From five years old, to toddlers 14 months of age, to babies just four months old and babies not even born yet, 411 Pediatrics was a busy place Friday.

"I was concerned about it being the flu and being pregnant," said Rebekah McWhorter. "I just didn't think I would be able to bounce back. I have a one-year-old that I have to care for so, I don't want him or I to get it."

Pediatricians say the flu can affect kids and teens of all ages, but it's the younger children that can present the more challenging symptoms.

"The range that seems to have a different kind of symptomatology is less than five years of age," said Ava Gallagher, M.D., a pediatrician with 411 Pediatrics.

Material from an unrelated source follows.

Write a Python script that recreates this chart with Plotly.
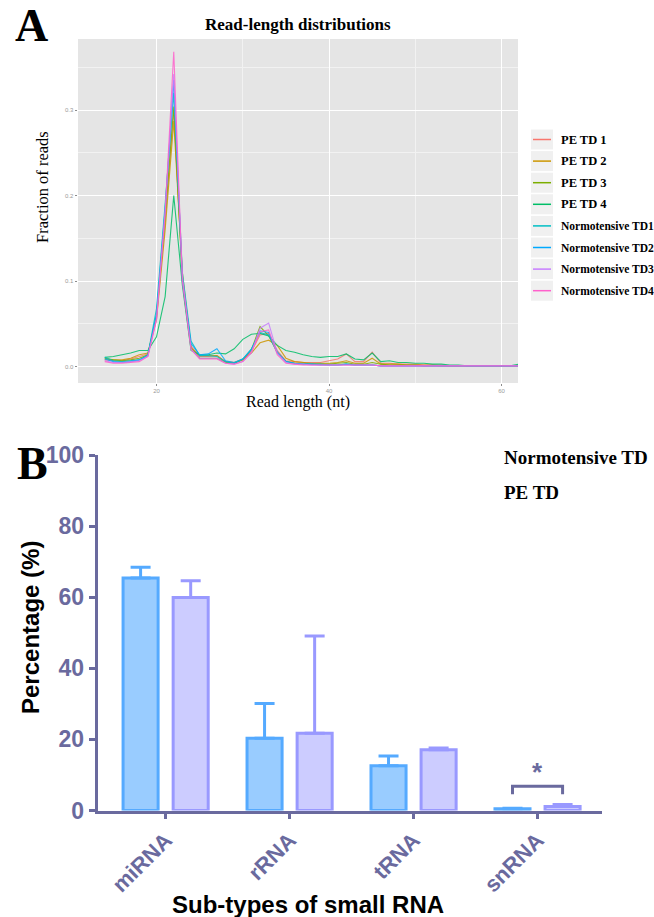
import plotly.graph_objects as go

W, H = 654, 917

# ---------------- Panel A data ----------------
read_length = [14, 15, 16, 17, 18, 19, 20, 21, 22, 23, 24, 25, 26, 27, 28, 29, 30, 31, 32, 33,
               34, 35, 36, 37, 38, 39, 40, 41, 42, 43, 44, 45, 46, 47, 48, 49, 50, 51, 52, 53,
               54, 55, 56, 57, 58, 59, 60, 61, 62]

pe_td1 = [0.008, 0.007, 0.007, 0.009, 0.012, 0.015, 0.058, 0.170, 0.300, 0.105,
          0.024, 0.012, 0.012, 0.013, 0.006, 0.005, 0.008, 0.018, 0.037, 0.039,
          0.019, 0.007, 0.006, 0.005, 0.005, 0.005, 0.007, 0.009, 0.015, 0.006,
          0.006, 0.017, 0.004, 0.004, 0.003, 0.003, 0.003, 0.002, 0.002, 0.002,
          0.001, 0.001, 0.001, 0.001, 0.001, 0.001, 0.001, 0.001, 0.001]
pe_td2 = [0.009, 0.008, 0.008, 0.010, 0.014, 0.016, 0.055, 0.160, 0.287, 0.110,
          0.022, 0.013, 0.013, 0.013, 0.006, 0.005, 0.009, 0.016, 0.028, 0.031,
          0.025, 0.010, 0.006, 0.005, 0.004, 0.004, 0.004, 0.005, 0.007, 0.004,
          0.004, 0.010, 0.003, 0.003, 0.003, 0.002, 0.002, 0.002, 0.002, 0.001,
          0.001, 0.001, 0.001, 0.001, 0.001, 0.001, 0.001, 0.001, 0.001]
pe_td3 = [0.010, 0.008, 0.007, 0.008, 0.010, 0.014, 0.060, 0.175, 0.304, 0.100,
          0.022, 0.010, 0.010, 0.010, 0.005, 0.004, 0.008, 0.020, 0.047, 0.036,
          0.017, 0.006, 0.004, 0.004, 0.003, 0.003, 0.003, 0.004, 0.005, 0.003,
          0.003, 0.005, 0.003, 0.002, 0.002, 0.002, 0.002, 0.001, 0.001, 0.001,
          0.001, 0.001, 0.001, 0.001, 0.001, 0.001, 0.001, 0.001, 0.001]
pe_td4 = [0.011, 0.012, 0.014, 0.016, 0.019, 0.019, 0.035, 0.082, 0.200, 0.095,
          0.019, 0.014, 0.014, 0.016, 0.015, 0.021, 0.032, 0.038, 0.039, 0.036,
          0.025, 0.019, 0.017, 0.014, 0.012, 0.011, 0.012, 0.012, 0.015, 0.009,
          0.008, 0.016, 0.006, 0.007, 0.005, 0.005, 0.004, 0.004, 0.003, 0.003,
          0.002, 0.002, 0.001, 0.001, 0.001, 0.001, 0.001, 0.001, 0.003]
nt_td1 = [0.011, 0.007, 0.006, 0.007, 0.008, 0.014, 0.068, 0.190, 0.320, 0.110,
          0.030, 0.013, 0.013, 0.012, 0.006, 0.004, 0.009, 0.021, 0.040, 0.037,
          0.016, 0.006, 0.004, 0.003, 0.003, 0.003, 0.002, 0.002, 0.003, 0.002,
          0.002, 0.002, 0.001, 0.001, 0.001, 0.001, 0.001, 0.001, 0.001, 0.001,
          0.001, 0.001, 0.001, 0.001, 0.001, 0.001, 0.001, 0.001, 0.001]
nt_td2 = [0.009, 0.006, 0.005, 0.006, 0.008, 0.013, 0.062, 0.185, 0.335, 0.100,
          0.027, 0.014, 0.015, 0.021, 0.007, 0.005, 0.009, 0.020, 0.042, 0.040,
          0.017, 0.006, 0.004, 0.003, 0.003, 0.002, 0.002, 0.002, 0.003, 0.002,
          0.002, 0.002, 0.001, 0.001, 0.001, 0.001, 0.001, 0.001, 0.001, 0.001,
          0.001, 0.001, 0.001, 0.001, 0.001, 0.001, 0.001, 0.001, 0.001]
nt_td3 = [0.007, 0.005, 0.005, 0.006, 0.007, 0.012, 0.056, 0.180, 0.342, 0.105,
          0.021, 0.010, 0.010, 0.010, 0.004, 0.003, 0.006, 0.016, 0.045, 0.051,
          0.016, 0.005, 0.003, 0.003, 0.002, 0.002, 0.002, 0.002, 0.002, 0.002,
          0.002, 0.002, 0.001, 0.001, 0.001, 0.001, 0.001, 0.001, 0.001, 0.001,
          0.001, 0.001, 0.001, 0.001, 0.001, 0.001, 0.001, 0.001, 0.001]
nt_td4 = [0.006, 0.004, 0.004, 0.005, 0.006, 0.012, 0.055, 0.180, 0.368, 0.100,
          0.020, 0.009, 0.009, 0.009, 0.004, 0.003, 0.006, 0.017, 0.041, 0.043,
          0.014, 0.004, 0.003, 0.002, 0.002, 0.002, 0.002, 0.002, 0.002, 0.002,
          0.002, 0.002, 0.001, 0.001, 0.001, 0.001, 0.001, 0.001, 0.001, 0.001,
          0.001, 0.001, 0.001, 0.001, 0.001, 0.001, 0.001, 0.001, 0.001]

series_names = ["PE TD 1", "PE TD 2", "PE TD 3", "PE TD 4",
                "Normotensive TD1", "Normotensive TD2", "Normotensive TD3", "Normotensive TD4"]
series_values = [pe_td1, pe_td2, pe_td3, pe_td4, nt_td1, nt_td2, nt_td3, nt_td4]
series_colors = ["#F8766D", "#CD9600", "#7CAE00", "#00BE67",
                 "#00BFC4", "#00A9FF", "#C77CFF", "#FF61CC"]

# ---------------- Panel B data ----------------
rna_types = ["miRNA", "rRNA", "tRNA", "snRNA"]
rna_pos = [0, 1, 2, 3]
normo_mean = [65.4, 20.3, 12.6, 0.5]
normo_err = [3.0, 9.8, 2.7, 0.1]
pe_mean = [59.9, 21.7, 17.1, 1.1]
pe_err = [4.7, 27.4, 0.5, 0.6]
bracket_x = [2.798, 2.798, 3.202, 3.202]
bracket_y = [4.6, 6.8, 6.8, 4.6]
star_pos = (3, 10.8)

SERIF = "Liberation Serif, Times New Roman, serif"
SANS = "Liberation Sans, Arial, sans-serif"
SLATE = "#6A6A9E"


def px(x):
    return x / W


def py(y):
    return 1 - y / H


fig = go.Figure()

for i, (name, vals, col) in enumerate(zip(series_names, series_values, series_colors)):
    fig.add_trace(go.Scatter(
        x=read_length, y=vals, mode="lines", name=name, showlegend=False,
        line=dict(color=col, width=1.1), opacity=0.85, xaxis="x", yaxis="y"))

fig.add_trace(go.Bar(
    x=rna_pos, y=normo_mean, name="Normotensive TD", showlegend=False,
    marker=dict(color="#99CCFF", line=dict(color="#55AAFF", width=3)),
    error_y=dict(type="data", symmetric=False, array=normo_err,
                 arrayminus=[0, 0, 0, 0], color="#55AAFF", thickness=3, width=10),
    xaxis="x2", yaxis="y2"))
fig.add_trace(go.Bar(
    x=rna_pos, y=pe_mean, name="PE TD", showlegend=False,
    marker=dict(color="#CCCCFF", line=dict(color="#9999FF", width=3)),
    error_y=dict(type="data", symmetric=False, array=pe_err,
                 arrayminus=[0, 0, 0, 0], color="#9999FF", thickness=3, width=10),
    xaxis="x2", yaxis="y2"))
fig.add_trace(go.Scatter(
    x=bracket_x, y=bracket_y, mode="lines", showlegend=False,
    line=dict(color=SLATE, width=3), xaxis="x2", yaxis="y2", hoverinfo="skip"))

shapes = [dict(type="rect", xref="x domain", yref="y domain", x0=0, x1=1, y0=0, y1=1,
               fillcolor="#E5E5E5", line=dict(width=0), layer="below")]

annotations = []


def txt(text, x, y, size, family=SERIF, bold=True, angle=0, xanchor="center", color="black"):
    annotations.append(dict(
        text=text, x=px(x), y=py(y), xref="paper", yref="paper", showarrow=False,
        xanchor=xanchor, yanchor="middle", textangle=angle,
        font=dict(family=family, size=size, color=color, weight="bold" if bold else "normal")))


# manual ggplot-style legend for panel A
for i, (name, col) in enumerate(zip(series_names, series_colors)):
    cy = 139.5 + 21.6 * i
    shapes.append(dict(type="rect", xref="paper", yref="paper",
                       x0=px(531), x1=px(553), y0=py(cy + 10), y1=py(cy - 10),
                       fillcolor="#F0F0F0", line=dict(width=0), layer="below"))
    shapes.append(dict(type="line", xref="paper", yref="paper",
                       x0=px(533), x1=px(551), y0=py(cy), y1=py(cy),
                       line=dict(color=col, width=1.5)))
    txt(name, 559, cy, 12.5 if name.startswith("PE") else 11.5, xanchor="left")

txt("A", 31, 26, 46)
txt("B", 32, 463, 46)
txt("Read-length distributions", 298, 25, 17)
txt("Fraction of reads", 42, 187, 16.5, bold=False, angle=-90)
txt("Read length (nt)", 298, 402, 16, bold=False)
txt("Percentage (%)", 30, 628, 24, family=SANS, angle=-90)
txt("Sub-types of small RNA", 308, 904, 24, family=SANS)
txt("Normotensive TD", 502, 457, 19, xanchor="left")
txt("PE TD", 502, 492, 19, xanchor="left")

annotations.append(dict(text="*", x=star_pos[0], y=star_pos[1], xref="x2", yref="y2",
                        showarrow=False, xanchor="center", yanchor="middle",
                        font=dict(family=SANS, size=26, color=SLATE, weight="bold")))

fig.update_layout(
    width=W, height=H, margin=dict(l=0, r=0, t=0, b=0, autoexpand=False),
    paper_bgcolor="white", plot_bgcolor="rgba(0,0,0,0)",
    showlegend=False,
    barmode="group", bargap=0.192, bargroupgap=0.3,
    xaxis=dict(domain=[px(78), px(518)], range=[10.9, 61.9], anchor="y",
               tickmode="linear", tick0=0, dtick=20, showgrid=True,
               gridcolor="white", gridwidth=1.2, zeroline=False,
               minor=dict(dtick=10, showgrid=True, gridcolor="#F2F2F2", gridwidth=0.6),
               ticks="outside", ticklen=2, tickcolor="#8C8C8C", tickwidth=0.6,
               tickfont=dict(family=SANS, size=6, color="#9A9A9A"), showline=False),
    yaxis=dict(domain=[py(383), py(39)], range=[-0.019, 0.383], anchor="x",
               tickmode="linear", tick0=0, dtick=0.1, tickformat=".1f", showgrid=True,
               gridcolor="white", gridwidth=1.2, zeroline=False,
               minor=dict(dtick=0.05, showgrid=True, gridcolor="#F2F2F2", gridwidth=0.6),
               ticks="outside", ticklen=2.5, tickcolor="#8C8C8C", tickwidth=0.6,
               tickfont=dict(family=SANS, size=6, color="#9A9A9A"), showline=False),
    xaxis2=dict(domain=[px(97.7), px(602)], range=[-0.548, 3.52], anchor="y2",
                tickmode="array", tickvals=rna_pos, ticktext=rna_types, tickangle=-45,
                showgrid=False, zeroline=False, showline=True, linecolor=SLATE, linewidth=3,
                ticks="outside", ticklen=5, tickwidth=3, tickcolor=SLATE,
                tickfont=dict(family=SANS, size=22, color=SLATE, weight="bold")),
    yaxis2=dict(domain=[py(810.5), py(455)], range=[0, 100], anchor="x2",
                tickmode="linear", tick0=0, dtick=20,
                showgrid=False, zeroline=False, showline=True, linecolor=SLATE, linewidth=3,
                ticks="outside", ticklen=6, tickwidth=3, tickcolor=SLATE,
                tickfont=dict(family=SANS, size=23, color=SLATE, weight="bold")),
    shapes=shapes,
    annotations=annotations,
)

fig.write_html("out.html", config={"displayModeBar": False},
               post_script="document.body.style.margin='0';document.body.style.overflow='hidden';")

During flu season Gallagher says children in that age range with a fever of 102 or more should be checked by their pediatrician. For children four months or younger, the cutoff point is a fever of 100.4.

"If it's a greater than 100.4, we're more concerned about a bacterial infection," said Gallagher.  "Because their immune system isn't as efficient and they haven't been vaccinated, then there is more concern that there's a bacterial infection and not just a viral infection that's causing that high fever."

Five-year-old Blake Green just wasn't feeling himself lately.  With two older boys Blake's mom knew the time had come to see Dr. Ari Brown.

"He's been coughing for about a week, but he hasn't had fever," said Deedee Green, Blake's mother.  "He finally developed fever this morning, and it was kind of low, low grade this morning."

Turns out Blake has an inner ear infection, but he does not have the flu.  

Children six months of age are too young to be vaccinated, so Dr. Gallagher says it's important for parents, grandparents and caretakers to get their vaccinations to help keep the children from getting the flu.

Doctors remind everyone it's still not too late to get the flu vaccine. We're just now entering the main flu months, and it takes two weeks for the vaccine to take effect.